Okanagan's microclimate produces riper fruits and fruitier wines than cooler, eastern regions. In Ontario wines, it's the backbone of acidity that makes them so welcome at so many tables, Szabo says.

 

"They're very versatile due to the fact that they have a good spine of acid, mature flavour development, and tannins," he says of Ontario reds.

 

"Acid is a flavour enhancer," he explains. "That's what chefs use. They use salt to enhance flavour, and acid: a dash of lime or lime juice. Why do we cook with wine" Because of its acidity, not because of adding aroma and flavour . . . that's gone in five minutes as soon as you bring a sauce or reduction to boil: alcohol evaporates but the acid stays."

 

Szabo uses the example of a freshwater fish fillet, for which the perfect accompaniment is an acidic flavour enhancer: a little squeeze of lemon juice.

 

"Well, why not pair it up with a nice, crisp, fruity, lemony Riesling? The Riesling wine would act in the same way as the little dash of lemon. Simple. Food and wine matching is not rocket science."

 

Ultimately, it comes down to the individual palate, Szabo says.

 

"It's an easy, healthy mentality towards food and wine," he says. "That's what eventually will get more people to try it, more people to experience it, more people to love it and develop a passion for it."

 

Matchmaker

Sommelier Zoltan Szabo offers wine recommendations-complete

with his tasting notes-to accompany some dishes

that highlight regional produce.

 

Tomato and goat cheese

tart with basil

2006 Sauvignon Blanc,

Peninsula Ridge, Niagara

Uber-pale with light jade green hue. Fragrances of Persian lime and grapefruit with just hints of fresh cut grass and limestone.
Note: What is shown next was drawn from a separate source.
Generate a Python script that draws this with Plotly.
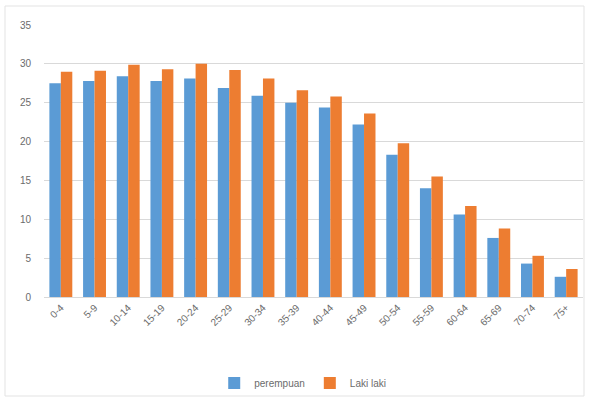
import plotly.graph_objects as go

# Age groups and values per sex
age_groups = ["0-4", "5-9", "10-14", "15-19", "20-24", "25-29", "30-34", "35-39",
              "40-44", "45-49", "50-54", "55-59", "60-64", "65-69", "70-74", "75+"]
perempuan = [27.5, 27.8, 28.4, 27.8, 28.1, 26.9, 25.9, 25.0,
             24.4, 22.2, 18.3, 14.0, 10.6, 7.6, 4.3, 2.6]
laki_laki = [29.0, 29.1, 29.9, 29.3, 30.0, 29.2, 28.1, 26.6,
             25.8, 23.6, 19.8, 15.5, 11.7, 8.8, 5.3, 3.6]

y_ticks = [0, 5, 10, 15, 20, 25, 30, 35]

font_family = "Liberation Sans, Arial, sans-serif"
text_gray = "#6b6b6b"
grid_gray = "#d9d9d9"

fig = go.Figure()
fig.add_trace(go.Bar(x=age_groups, y=perempuan, name="perempuan",
                     marker=dict(color="#5b9bd5", line=dict(width=0))))
fig.add_trace(go.Bar(x=age_groups, y=laki_laki, name="Laki laki",
                     marker=dict(color="#ed7d31", line=dict(width=0))))

fig.update_layout(
    width=590, height=404,
    margin=dict(l=44, r=7, t=25, b=107),
    paper_bgcolor="white", plot_bgcolor="white",
    barmode="group", bargap=0.32, bargroupgap=0.0,
    font=dict(family=font_family, size=10, color=text_gray),
    showlegend=True,
    legend=dict(orientation="h", x=0.48, xanchor="center", y=-0.316, yanchor="middle",
                font=dict(size=10, color=text_gray), itemwidth=30,
                bgcolor="rgba(0,0,0,0)", traceorder="normal"),
    xaxis=dict(tickangle=-45, showgrid=False, showline=False, zeroline=False,
               ticks="", ticklabelstandoff=2, tickfont=dict(size=10, color=text_gray)),
    yaxis=dict(range=[0, 35], tickvals=y_ticks, showgrid=True, gridcolor=grid_gray,
               gridwidth=1, zeroline=True, zerolinecolor=grid_gray, zerolinewidth=1,
               showline=False, ticks="", ticklabelstandoff=12,
               tickfont=dict(size=10, color=text_gray)),
    shapes=[dict(type="rect", xref="paper", yref="paper",
                 x0=(5 - 44) / 539, x1=(584 - 44) / 539,
                 y0=(297 - 396) / 272, y1=(297 - 6) / 272,
                 line=dict(color="#e3e3e3", width=1), fillcolor="rgba(0,0,0,0)",
                 layer="below")],
)

fig.write_html("out.html")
Light, dry and very fresh with a clean, zesty, green orange finish. Great for spring/summer.

 

Roasted baby beet salad with summer greens, crumbled blue cheese, walnuts

and balsamic vinaigrette

Slightly chilled 2005 Gamay, Huff Estates,

Prince Edward County

Deeper than typical colour. Currants, blueberry and very spicy, peppery, cardamom nuances on the nose. Light to medium bodied with fresh acidity, pleasant tannins, dry and spicy finish.

 

Mussels with summer vegetable ratatouille

2006 Rose, Fielding, Niagara

Blend of Cabernet Sauvignon, Merlot, Pinot Noir and Syrah.Bright pink with aromas of red berry punch and some floral. Medium bodied, dry with great freshness, with easy tannins adding some structure. Great with food.

 

Cedar salmon with grilled asparagus

2006 Riesling, Joie, Naramata (BC)

Peach and floral, some minerals on the bouquet. Light, off dry with  stone fruit flavours, medium intensity acidity and finish.

 

Summer fruit desserts, such as fresh raspberry mousse or traditional peach crumble

2004 Select Late Harvest Vidal, Strewn, Niagara

Honeyed nose of peach syrup, apricots and raisin. Sweet, but not overbearing, with a long finish.